Politieke en economische motieven spelen volgens Holslag een grote rol in de relatie tussen China en Afrikaanse landen. ‘Op politiek vlak wil China dat Afrika steun geeft bij internationale politieke discussies over bijvoorbeeld Taiwan en mensenrechten. Op economisch vlak is China geïnteresseerd in de Afrikaanse grondstoffen. In 1993 is China veel grondstoffen gaan importeren vanuit Afrika. Ze proberen op deze manier de olie weg te differentiëren vanuit het Midden-Oosten. Daarnaast hebben China en Afrika bijna een monopoliepositie wanneer het om erts gaat. Ook op het gebied van energie werken China en Afrika veel samen.’

Ontwikkelingssamenwerking

Toch hebben de Chinezen de laatste jaren niet alleen maar oog voor erts en mijnbouw. Holslag geeft aan dat er duidelijk sprake is van verbreding en verdieping van Chinese werkzaamheden op het Afrikaanse continent. ‘De grote economische concentratie waaiert nu uit naar andere zaken.
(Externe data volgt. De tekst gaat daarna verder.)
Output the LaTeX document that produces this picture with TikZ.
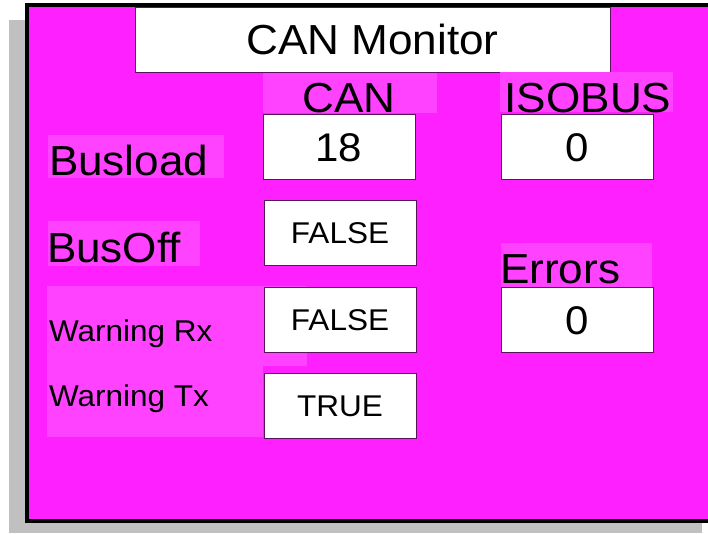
\documentclass[tikz,border=0pt]{standalone}
\usepackage{fontspec}
\setmainfont[FakeStretch=1.05]{Liberation Sans}
\usepackage{xcolor}
\usepackage{tikz}

\definecolor{panelcolor}{RGB}{255,32,255}
\definecolor{hilitecolor}{RGB}{255,66,255}
\definecolor{shadowcolor}{RGB}{192,192,192}
\definecolor{edgecolor}{RGB}{90,20,90}

\begin{document}
\begin{tikzpicture}[x=1pt, y=-1pt, every node/.style={inner sep=0pt, outer sep=0pt}]
  \tikzstyle{hilite} = [rectangle, fill=hilitecolor, anchor=north west]
  \tikzstyle{valuebox} = [rectangle, draw=edgecolor, line width=1pt, fill=white,
                          minimum width=152pt, minimum height=65pt, anchor=north west]
  \tikzstyle{bigval} = [font=\fontsize{40}{48}\selectfont, text height=29pt, text depth=0pt]
  \tikzstyle{smallval} = [font=\fontsize{30}{36}\selectfont, text height=21.5pt, text depth=0pt]
  \tikzstyle{biglabel} = [anchor=base west, font=\fontsize{42}{50}\selectfont]
  \tikzstyle{smalllabel} = [anchor=base west, font=\fontsize{30}{36}\selectfont]

  % page background
  \fill[white] (0,0) rectangle (708,533);
  \useasboundingbox (0,0) rectangle (708,533);
  % shadow and panel (open on the right, it runs off the page)
  \fill[shadowcolor] (9,20) rectangle (702,533);
  \fill[panelcolor] (27,5) rectangle (708,521);
  \draw[line width=4pt] (708,5) -- (27,5) -- (27,521) -- (708,521);

  \node (title) [valuebox, minimum width=475pt, font=\fontsize{42}{50}\selectfont,
                 text height=30pt, text depth=0pt] at (135,7) {CAN Monitor};

  % label backgrounds
  \node (canbg) [hilite, minimum width=174pt, minimum height=40pt] at (263,73) {};
  \node (isobg) [hilite, minimum width=173pt, minimum height=40pt] at (500,72) {};
  \node (busloadbg) [hilite, minimum width=176pt, minimum height=43pt] at (48,135) {};
  \node (busoffbg) [hilite, minimum width=152pt, minimum height=45pt] at (48,221) {};
  \node (rxbg) [hilite, minimum width=260pt, minimum height=80pt] at (47,286) {};
  \node (txbg) [hilite, minimum width=216pt, minimum height=71pt] at (47,366) {};
  \node (errbg) [hilite, minimum width=151pt, minimum height=44pt] at (501,243) {};

  % labels
  \node (canhead) [biglabel, anchor=base] at (349,112) {CAN};
  \node (isohead) [biglabel, anchor=base] at (588,112) {ISOBUS};
  \node (busload) [biglabel] at (49,175) {Busload};
  \node (busoff) [biglabel] at (47,262) {BusOff};
  \node (warnrx) [smalllabel] at (49,341) {Warning Rx};
  \node (warntx) [smalllabel] at (49,406) {Warning Tx};
  \node (errors) [biglabel] at (500,283) {Errors};

  % values
  \node (canval) [valuebox, bigval] at (263,114) {18};
  \node (isoval) [valuebox, bigval] at (501,114) {0};
  \node (offval) [valuebox, smallval] at (264,200) {FALSE};
  \node (rxval) [valuebox, smallval] at (264,287) {FALSE};
  \node (txval) [valuebox, smallval] at (264,373) {TRUE};
  \node (errval) [valuebox, bigval] at (501,287) {0};
\end{tikzpicture}
\end{document}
Je ziet dat China ook projecten op het gebied van onderwijs, cultuur, klimaat, milieu en ontwikkelingssamenwerking aan het opstarten is.’

Daarnaast beweren de Chinezen volgens Holslag dat zij minder investeren in corrupte overheden door in infrastructuur te voorzien, onder het mom van: ‘You can’t put a railway in your pocket’. Deze bewering is echter niet aantoonbaar te maken.

Veel westerse ngo’s en overheden plaatsen vraagtekens bij de investeringen van China in Afrika. Dit is volgens Holslag niet nodig: ‘Het Chinese model van ontwikkelingshulp lijkt erg veel op het westerse model in de jaren zestig en zeventig, waarbij gebonden hulp bedoeld was om politieke elites in het zadel te houden. Het is goed mogelijk dat China uiteindelijk een zelfde soort model ontwikkelt. Alleen blijven de nationale economische belangen voor China wel centraal staan.’

Obstakels

Holslag geeft aan dat er vier obstakels zijn die China belemmeren in de ontwikkeling tot een goede donor. ‘Ten eerste moet het land concurreren met andere opkomende economieën zoals Brazilië en India. Dit zijn landen die op het gebied van bijvoorbeeld mensenrechten niet heel vooruitstrevend zijn. Wanneer deze landen niet mee veranderen, is er een kleine kans dat China dit wel doet. Ten tweede is er het diepgewortelde wantrouwen tegenover de Verenigde Staten. Doordat de VS zeer kritisch zijn geweest over hoe China omgaat met mensenrechten in Afrika en in eigen land, hebben ze de Chinezen in het nauw gedreven. Als laatste is China een grootmacht met veel actoren die botsen met de westerse principes en een eventuele samenwerking moeilijk kunnen maken.’

Wanneer Holslag praat over de hierboven genoemde obstakels zucht hij opeens: ‘Wat op dit moment voornamelijk een goede samenwerking op het gebied van ontwikkelingshulp in de weg staat, zijn de economische belangen en de houding van de grootmachten tegenover China. Het westen moet China adem geven en een compromis sluiten voor duurzame ontwikkeling.’ Het irriteert de onderzoeker dat er elke keer weer wordt gewezen op het gedrag van China en niet naar het grotere plaatje wordt gekeken.

‘Wanneer China elke keer voor kleine foutjes op de vingers wordt getikt, kan er geen samenwerking mogelijk zijn.’